If a requirements.txt file is available, install the dependencies by running:

  • On Windows:
pip install -r requirements.txt
  • On macOS/Linux:
pip3 install -r requirements.txt

Alternatively, you can install the necessary packages manually:

  • On Windows:
pip install langchain langchain-ollama langchain-groq tqdm pandas numpy matplotlib seaborn scipy
  • On macOS/Linux:
pip3 install langchain langchain-ollama langchain-groq tqdm pandas numpy matplotlib seaborn scipy

4. Run the Project

  1. Prepare Test Case Data: Ensure your test case data is in the data/cleaned_data.json file and conforms to the expected structure (as implied by the script's input variables).

  2. Run the main script with:

    • On Windows:
    python main.py
    • On macOS/Linux:
    python3 main.py
  3. Monitor Progress: The script uses tqdm to display progress bars for chunk and test case processing in the console.

  4. View Results: After execution, the evaluation results will be saved in the data/evaluations/ directory:

    • success.json: Contains detailed JSON outputs for each successfully evaluated test case, including scores for coverage, clarity, edge cases, non-functional coverage, and justifications.

    • failed.json: Contains details of any test cases that failed during evaluation, including error messages and raw LLM output (if available).

Configuration

  • Model Selection: The main.py script uses mistral:7b as the active model by default (active_model = models_list[2]). To change the model, modify the models_list and the index for active_model in the main.py script. Ensure the model you select is pulled via Ollama.

  • Chunk Size: The chunk_data function in modules/helper.py is set to chunk test cases into groups of 3 (chunk_data(test_cases, 3)). Adjust the chunk size as needed for performance or batch processing preferences.

  • Prompt Template: The prompt template used for evaluation is defined in modules/langchain.py within the get_prompt() function. You can customize this prompt to adjust the evaluation criteria, instructions, or scoring scale.

Data Format

The script expects the input data in data/cleaned_data.json to be a list of dictionaries, where each dictionary represents a test case and includes the following keys (input variables for the prompt):

  • software_name
  • software_desc
  • test_case_id
  • test_module
  • test_feature
  • test_case_title
  • test_case_description
  • pre_conditions
  • test_steps
  • test_data
  • expected_outcome
  • severity_status
  • group (This field is used for grouping and is removed before passing to the LLM in order to remove biasness)
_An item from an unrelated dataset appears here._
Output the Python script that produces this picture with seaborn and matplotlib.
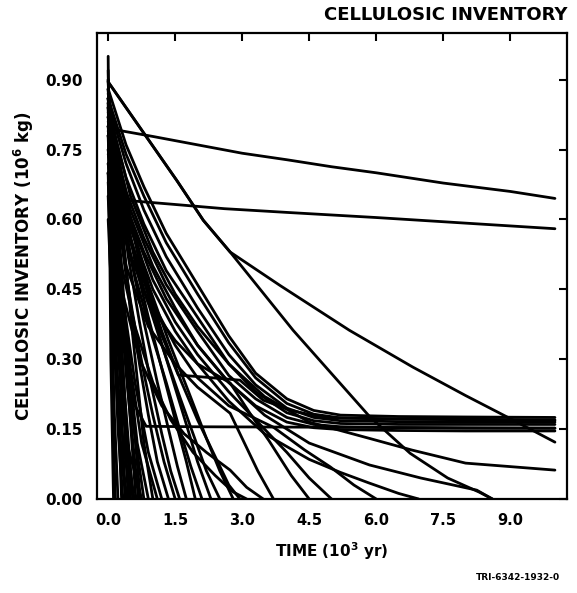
import matplotlib
matplotlib.use("Agg")
import matplotlib.pyplot as plt
import seaborn as sns
import pandas as pd

# ---- data (time in 10^3 yr, inventory in 10^6 kg) ----
SLOW_RUNS = [
    ([0.0, 0.3, 1.0, 2.0, 3.0, 4.0, 5.0, 6.0, 7.5, 9.0, 10.0],
     [0.80, 0.79, 0.778, 0.76, 0.742, 0.728, 0.713, 0.70, 0.678, 0.66, 0.645]),
    ([0.0, 0.5, 1.5, 2.6, 4.0, 6.0, 8.0, 10.0],
     [0.65, 0.64, 0.632, 0.623, 0.615, 0.604, 0.592, 0.58]),
]

DIAGONAL_RUNS = [
    ([0.0, 1.54, 2.13, 2.73, 4.14, 5.86, 6.76, 7.6, 8.3, 8.6],
     [0.895, 0.683, 0.598, 0.53, 0.362, 0.176, 0.098, 0.045, 0.015, 0.0]),
    ([0.0, 1.54, 2.13, 2.73, 3.85, 5.4, 6.82, 8.0, 8.93, 10.0],
     [0.895, 0.683, 0.598, 0.53, 0.458, 0.362, 0.283, 0.222, 0.176, 0.122]),
]

PLATEAU_RUNS = [
    ([0.0, 0.4, 0.8, 1.3, 2.0, 2.7, 3.3, 4.0, 4.6, 5.2, 6.5, 8.0, 10.0],
     [0.88, 0.76, 0.67, 0.57, 0.46, 0.35, 0.27, 0.215, 0.19, 0.18, 0.177, 0.176, 0.175]),
    ([0.0, 0.4, 0.8, 1.3, 2.0, 2.7, 3.3, 4.0, 4.6, 5.2, 6.5, 8.0, 10.0],
     [0.86, 0.74, 0.65, 0.55, 0.44, 0.335, 0.26, 0.205, 0.182, 0.174, 0.172, 0.171, 0.17]),
    ([0.0, 0.4, 0.8, 1.3, 2.0, 2.7, 3.3, 4.0, 4.6, 5.2, 6.5, 8.0, 10.0],
     [0.85, 0.72, 0.62, 0.52, 0.41, 0.31, 0.245, 0.195, 0.175, 0.168, 0.166, 0.165, 0.165]),
    ([0.0, 0.4, 0.8, 1.3, 2.0, 2.7, 3.3, 4.0, 4.6, 5.2, 6.5, 8.0, 10.0],
     [0.83, 0.69, 0.59, 0.49, 0.39, 0.29, 0.23, 0.185, 0.168, 0.162, 0.16, 0.16, 0.16]),
    ([0.0, 0.4, 0.8, 1.3, 2.0, 2.7, 3.3, 4.0, 4.6, 5.2, 6.5, 8.0, 10.0],
     [0.81, 0.66, 0.56, 0.46, 0.36, 0.265, 0.215, 0.175, 0.16, 0.155, 0.153, 0.152, 0.152]),
    ([0.0, 0.4, 0.8, 1.3, 2.0, 2.7, 3.3, 4.0, 4.6, 5.2, 6.5, 8.0, 10.0],
     [0.79, 0.63, 0.53, 0.43, 0.33, 0.25, 0.2, 0.165, 0.153, 0.149, 0.147, 0.146, 0.146]),
    # run with the kink near 0.26
    ([0.0, 0.5, 1.15, 1.57, 2.1, 2.95, 3.47, 4.1, 4.8, 6.0, 8.0, 10.0],
     [0.74, 0.56, 0.362, 0.266, 0.262, 0.255, 0.212, 0.19, 0.175, 0.172, 0.17, 0.168]),
    # run that drops fast then stays flat near 0.155
    ([0.0, 0.3, 0.6, 0.85, 2.0, 5.0, 10.0],
     [0.70, 0.40, 0.20, 0.156, 0.155, 0.154, 0.152]),
]

LATE_RUNS = [
    ([0.0, 0.5, 1.0, 1.5, 2.0, 2.7, 3.5, 4.5, 5.85, 7.0, 8.25, 8.6],
     [0.82, 0.62, 0.50, 0.41, 0.33, 0.25, 0.18, 0.12, 0.073, 0.045, 0.019, 0.0]),
    ([0.0, 0.5, 1.0, 1.5, 2.0, 2.7, 3.5, 4.5, 5.85, 6.8, 8.0, 10.0],
     [0.84, 0.65, 0.53, 0.44, 0.37, 0.29, 0.22, 0.165, 0.13, 0.105, 0.077, 0.062]),
    ([0.0, 0.5, 1.0, 1.5, 2.0, 2.7, 3.5, 4.5, 5.2, 5.85, 6.5, 6.95],
     [0.80, 0.58, 0.45, 0.36, 0.29, 0.21, 0.14, 0.085, 0.057, 0.034, 0.012, 0.0]),
    ([0.0, 0.5, 1.0, 1.5, 2.0, 2.7, 3.7, 4.4, 4.97, 5.5, 6.0],
     [0.78, 0.55, 0.42, 0.33, 0.26, 0.20, 0.154, 0.105, 0.069, 0.03, 0.0]),
    ([0.0, 0.5, 1.0, 1.5, 2.0, 2.7, 3.5, 4.0, 4.5, 5.0],
     [0.82, 0.60, 0.47, 0.38, 0.31, 0.23, 0.15, 0.10, 0.045, 0.0]),
    ([0.0, 0.4, 0.9, 1.5, 2.0, 2.73, 3.2, 3.6, 4.1, 4.5],
     [0.78, 0.55, 0.42, 0.34, 0.29, 0.249, 0.18, 0.125, 0.05, 0.0]),
    ([0.0, 0.4, 0.9, 1.5, 2.0, 2.73, 3.0, 3.35, 3.7],
     [0.75, 0.50, 0.37, 0.29, 0.24, 0.184, 0.13, 0.06, 0.0]),
    ([0.0, 0.3, 0.7, 1.2, 1.7, 2.2, 2.73, 3.1, 3.47],
     [0.72, 0.45, 0.30, 0.20, 0.14, 0.10, 0.062, 0.025, 0.0]),
]

MEDIUM_RUNS = [
    ([0.0, 0.15, 0.3, 0.5, 0.7, 0.9, 1.1, 1.35], [0.86, 0.70, 0.57, 0.42, 0.29, 0.18, 0.08, 0.0]),
    ([0.0, 0.2, 0.4, 0.6, 0.8, 1.0, 1.25, 1.5], [0.80, 0.62, 0.48, 0.37, 0.27, 0.18, 0.08, 0.0]),
    ([0.0, 0.2, 0.45, 0.7, 0.95, 1.2, 1.4, 1.6], [0.88, 0.70, 0.52, 0.38, 0.25, 0.14, 0.06, 0.0]),
    ([0.0, 0.25, 0.5, 0.8, 1.1, 1.35, 1.55, 1.75], [0.84, 0.66, 0.52, 0.38, 0.25, 0.15, 0.07, 0.0]),
    ([0.0, 0.3, 0.6, 0.9, 1.2, 1.5, 1.75, 1.95], [0.86, 0.66, 0.51, 0.39, 0.28, 0.17, 0.08, 0.0]),
    ([0.0, 0.3, 0.6, 0.95, 1.3, 1.6, 1.85, 2.1], [0.82, 0.62, 0.48, 0.36, 0.25, 0.15, 0.07, 0.0]),
    ([0.0, 0.35, 0.7, 1.05, 1.4, 1.75, 2.0, 2.3], [0.87, 0.66, 0.51, 0.38, 0.27, 0.16, 0.08, 0.0]),
    ([0.0, 0.4, 0.8, 1.2, 1.6, 1.9, 2.2, 2.5], [0.80, 0.60, 0.45, 0.33, 0.22, 0.14, 0.06, 0.0]),
    ([0.0, 0.45, 0.9, 1.35, 1.8, 2.2, 2.5, 2.8], [0.84, 0.62, 0.46, 0.34, 0.23, 0.13, 0.06, 0.0]),
    ([0.0, 0.3, 0.6, 1.0, 1.4, 1.9, 2.4, 2.8, 3.1], [0.70, 0.50, 0.37, 0.25, 0.17, 0.10, 0.05, 0.015, 0.0]),
    ([0.0, 0.4, 0.8, 1.2, 1.6, 2.0, 2.4, 2.7, 2.95], [0.86, 0.64, 0.48, 0.36, 0.26, 0.17, 0.09, 0.03, 0.0]),
]

FAST_RUNS = [
    ([0.0, 0.02, 0.06, 0.12], [0.95, 0.70, 0.30, 0.0]),
    ([0.0, 0.05, 0.10, 0.16], [0.85, 0.50, 0.20, 0.0]),
    ([0.0, 0.06, 0.14, 0.22], [0.70, 0.45, 0.18, 0.0]),
    ([0.0, 0.08, 0.20, 0.30], [0.90, 0.60, 0.25, 0.0]),
    ([0.0, 0.10, 0.25, 0.38], [0.88, 0.62, 0.30, 0.0]),
    ([0.0, 0.12, 0.30, 0.45], [0.86, 0.60, 0.28, 0.0]),
    ([0.0, 0.15, 0.32, 0.50], [0.84, 0.58, 0.30, 0.0]),
    ([0.0, 0.15, 0.35, 0.55], [0.80, 0.55, 0.25, 0.0]),
    ([0.0, 0.18, 0.40, 0.62], [0.88, 0.62, 0.30, 0.0]),
    ([0.0, 0.20, 0.42, 0.68], [0.75, 0.50, 0.25, 0.0]),
    ([0.0, 0.22, 0.45, 0.72], [0.86, 0.60, 0.30, 0.0]),
    ([0.0, 0.25, 0.50, 0.80], [0.70, 0.45, 0.20, 0.0]),
    ([0.0, 0.10, 0.30, 0.50], [0.65, 0.40, 0.15, 0.0]),
    ([0.0, 0.12, 0.26, 0.40], [0.60, 0.35, 0.12, 0.0]),
    ([0.0, 0.20, 0.45, 0.65, 0.90], [0.82, 0.55, 0.30, 0.12, 0.0]),
    ([0.0, 0.30, 0.55, 0.80, 1.00], [0.85, 0.60, 0.35, 0.12, 0.0]),
    ([0.0, 0.25, 0.50, 0.75, 1.10], [0.78, 0.50, 0.28, 0.12, 0.0]),
    ([0.0, 0.30, 0.60, 0.90, 1.20], [0.72, 0.45, 0.25, 0.10, 0.0]),
    ([0.0, 0.05, 0.12, 0.22, 0.33], [0.92, 0.65, 0.40, 0.15, 0.0]),
    ([0.0, 0.07, 0.16, 0.28, 0.42], [0.78, 0.55, 0.32, 0.12, 0.0]),
    ([0.0, 0.10, 0.20, 0.35, 0.58], [0.90, 0.62, 0.40, 0.18, 0.0]),
    ([0.0, 0.12, 0.25, 0.42, 0.75], [0.68, 0.45, 0.28, 0.12, 0.0]),
]

X_TICKS = [0.0, 1.5, 3.0, 4.5, 6.0, 7.5, 9.0]
X_TICK_LABELS = ["0.0", "1.5", "3.0", "4.5", "6.0", "7.5", "9.0"]
Y_TICKS = [0.00, 0.15, 0.30, 0.45, 0.60, 0.75, 0.90]
Y_TICK_LABELS = ["0.00", "0.15", "0.30", "0.45", "0.60", "0.75", "0.90"]

TITLE = "CELLULOSIC INVENTORY"
X_LABEL = r"TIME (10$^{\mathbf{3}}$ yr)"
Y_LABEL = r"CELLULOSIC INVENTORY (10$^{\mathbf{6}}$ kg)"
FOOTER = "TRI-6342-1932-0"

# ---- build long-form table ----
rows = []
run_id = 0
for group in (FAST_RUNS, MEDIUM_RUNS, LATE_RUNS, PLATEAU_RUNS, DIAGONAL_RUNS, SLOW_RUNS):
    for times, values in group:
        for order, (t, v) in enumerate(zip(times, values)):
            rows.append({"run": run_id, "order": order, "time": t, "inventory": v})
        run_id += 1
df = pd.DataFrame(rows)

sns.set_style("white")
plt.rcParams["font.family"] = ["DejaVu Sans"]
plt.rcParams["mathtext.fontset"] = "dejavusans"
plt.rcParams["text.color"] = "black"
plt.rcParams["axes.labelcolor"] = "black"
plt.rcParams["xtick.color"] = "black"
plt.rcParams["ytick.color"] = "black"

W, H = 577, 593
fig = plt.figure(figsize=(W / 100, H / 100), dpi=100)
ax = fig.add_axes([97 / W, 1 - 499 / H, (567 - 97) / W, (499 - 33) / H])

sns.lineplot(data=df, x="time", y="inventory", units="run", estimator=None,
             sort=False, color="black", linewidth=2.0, legend=False, ax=ax)

ax.set_xlim(-0.25, 10.27)
ax.set_ylim(0.0, 1.0)
ax.set_xticks(X_TICKS)
ax.set_xticklabels(X_TICK_LABELS, fontsize=10.5, fontweight="bold", color="black")
ax.set_yticks(Y_TICKS)
ax.set_yticklabels(Y_TICK_LABELS, fontsize=11, fontweight="bold", color="black")
ax.tick_params(direction="in", length=6, width=1.5, colors="black",
               top=True, right=True, labeltop=False, labelright=False)
ax.tick_params(axis="x", pad=10)
ax.tick_params(axis="y", pad=10)
for sp in ax.spines.values():
    sp.set_visible(True)
    sp.set_linewidth(1.6)
    sp.set_color("black")

ax.set_xlabel(X_LABEL, fontsize=11, fontweight="bold", labelpad=9, color="black")
ax.set_ylabel(Y_LABEL, fontsize=12, fontweight="bold", labelpad=7, color="black")

fig.text(567 / W, 1 - 15 / H, TITLE, ha="right", va="center",
         fontsize=13, fontweight="bold", color="black")
fig.text(560 / W, 1 - 577 / H, FOOTER, ha="right", va="center",
         fontsize=6.5, fontweight="bold", color="black")

fig.savefig("out.png", dpi=100)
The output is structured in JSON format as defined by the Pydantic models in modules/langchain.py, providing scores and reasons for each evaluation criterion.

Troubleshooting

  • Virtual Environment: Ensure that your virtual environment is activated. You should see (venv) in your terminal prompt.

  • Dependency Installation: Verify that you have a stable internet connection and the necessary permissions to install packages.

  • LangChain / Ollama Setup: Make sure that your Ollama service or local model is correctly configured and running. Refer to the langchain-ollama documentation for additional guidance.

License

This project is licensed under the MIT License - see the LICENSE file for details.